4. Guidelines to enforce illegal contact. Escalating fight situations can often be traced back to illegal contact not being properly enforced and penalized. Examples of illegal contact are:
a. Hand checking. Any tactic using hands or arms that allows a player on offense or defense to control the movement of an opposing player.
Examples of hand checking foul.
1. Both hands on an opposing player
2. Jabbing a hand or forearm on an opponent.
3. Continuous contact by a hand or forearm on an opponent
b. Post play. Any tactic using hands, arms or body to control the movement of an opposing player.

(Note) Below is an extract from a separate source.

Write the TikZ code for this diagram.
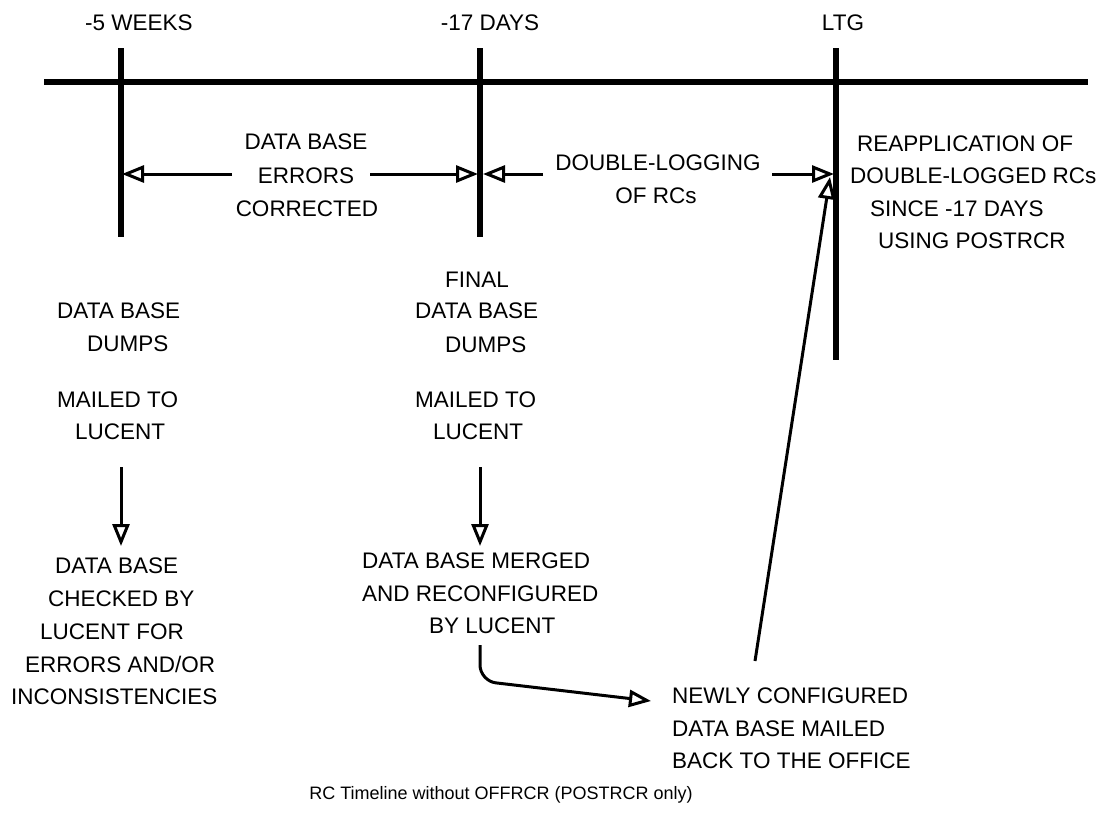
\documentclass[tikz,border=0pt]{standalone}
\usepackage{fontspec}
\setmainfont{Liberation Sans}
\usetikzlibrary{arrows.meta}
\begin{document}
\begin{tikzpicture}[x=1pt,y=-1pt,
  lbl/.style={font=\fontsize{22.5}{33}\selectfont, inner sep=0pt, anchor=base west},
  ctr/.style={font=\fontsize{22.5}{33}\selectfont, inner sep=0pt, anchor=base},
  captiontext/.style={font=\fontsize{18}{22}\selectfont, inner sep=0pt, anchor=base},
  axisline/.style={line width=6.5pt},
  tickline/.style={line width=6pt},
  arr/.style={line width=3pt, -{Triangle[open,length=22pt,width=17pt,line width=3pt]}},
]
\useasboundingbox (0,0) rectangle (1102,831);

% time axis and the three milestones
\coordinate (axL) at (44,82);
\coordinate (axR) at (1088,82);
\draw[axisline] (axL) -- (axR);
\coordinate (m1t) at (121,48);  \coordinate (m1b) at (121,237);
\coordinate (m2t) at (480,48);  \coordinate (m2b) at (480,237);
\coordinate (m3t) at (836,48);  \coordinate (m3b) at (836,360);
\draw[tickline] (m1t) -- (m1b);
\draw[tickline] (m2t) -- (m2b);
\draw[tickline] (m3t) -- (m3b);

\node[ctr] (lab5w) at (139,30) {-5 WEEKS};
\node[ctr] (lab17d) at (490,30) {-17 DAYS};
\node[ctr] (labltg) at (843,30) {LTG};

% interval between -5 weeks and -17 days
\node[ctr] (err1) at (306,149) {DATA BASE};
\node[ctr] (err2) at (306,183) {ERRORS};
\node[ctr] (err3) at (307,216) {CORRECTED};
\coordinate (errL) at (232,174);
\coordinate (errR) at (370,174);
\coordinate (m1a) at (122,174);
\coordinate (m2a) at (478,174);
\draw[arr] (errL) -- (m1a);
\draw[arr] (errR) -- (m2a);

% interval between -17 days and LTG
\node[ctr] (dbl1) at (658,170) {DOUBLE-LOGGING};
\node[ctr] (dbl2) at (656,203) {OF RCs};
\coordinate (dblL) at (543,174);
\coordinate (dblR) at (772,174);
\coordinate (m2c) at (483,174);
\coordinate (m3a) at (834,174);
\draw[arr] (dblL) -- (m2c);
\draw[arr] (dblR) -- (m3a);

% after LTG
\node[lbl] (re1) at (857,151) {REAPPLICATION OF};
\node[lbl] (re2) at (850,183) {DOUBLE-LOGGED RCs};
\node[lbl] (re3) at (870,216) {SINCE -17 DAYS};
\node[lbl] (re4) at (878,248) {USING POSTRCR};

% first dump
\node[lbl] (d1a) at (57,318) {DATA BASE};
\node[lbl] (d1b) at (87,351) {DUMPS};
\node[lbl] (d1c) at (57,407) {MAILED TO};
\node[lbl] (d1d) at (75,439) {LUCENT};
\coordinate (d1s) at (121,467);
\coordinate (d1e) at (121,546);
\draw[arr] (d1s) -- (d1e);
\node[lbl] (c1) at (55,573) {DATA BASE};
\node[lbl] (c2) at (48,606) {CHECKED BY};
\node[lbl] (c3) at (40,639) {LUCENT FOR};
\node[lbl] (c4) at (25,672) {ERRORS AND/OR};
\node[lbl] (c5) at (11,704) {INCONSISTENCIES};

% final dump
\node[lbl] (d2a) at (445,287) {FINAL};
\node[lbl] (d2b) at (415,318) {DATA BASE};
\node[lbl] (d2c) at (445,352) {DUMPS};
\node[lbl] (d2d) at (415,407) {MAILED TO};
\node[lbl] (d2e) at (433,439) {LUCENT};
\coordinate (d2s) at (480,467);
\coordinate (d2f) at (480,546);
\draw[arr] (d2s) -- (d2f);
\node[lbl] (mg1) at (362,568) {DATA BASE MERGED};
\node[lbl] (mg2) at (362,601) {AND RECONFIGURED};
\node[lbl] (mg3) at (429,633) {BY LUCENT};

% mailed back and reapplied
\node[lbl] (nw1) at (672,703) {NEWLY CONFIGURED};
\node[lbl] (nw2) at (672,736) {DATA BASE MAILED};
\node[lbl] (nw3) at (672,768) {BACK TO THE OFFICE};
\coordinate (mgs) at (480,645);
\coordinate (mgc) at (480,681);
\coordinate (nwin) at (651,701);
\draw[arr, rounded corners=16pt] (mgs) -- (mgc) -- (nwin);
\coordinate (nwout) at (755,661);
\coordinate (m3in) at (830,177);
\draw[arr] (nwout) -- (m3in);

\node[captiontext] (caption) at (501,799) {RC Timeline without OFFRCR (POSTRCR only)};
\end{tikzpicture}
\end{document}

Examples of illegal post play.
1. Hooking by the offensive player
2. Pushing, holding or slapping an opponent
3. Dislodging an opponent by using a leg or knee to the rear of an opponent
4. Dislodging an opponent by backing them down
c. Rebounding. Any activity to illegally gain rebounding position on an opponent.
Examples of illegal rebounding activity.
1. Displace, charge or push and opponent
2. Extend the arms or elbows to impede the movement of an opponent
3. Using the hips or knees to hinder or impede an opponent
4. Violation of the principle of verticality
5. Contact between players in free throw lane spaces prior to the ball contacting the ring
a. It is illegal to physically contact an opponent prior to the ball legally contacting the ring.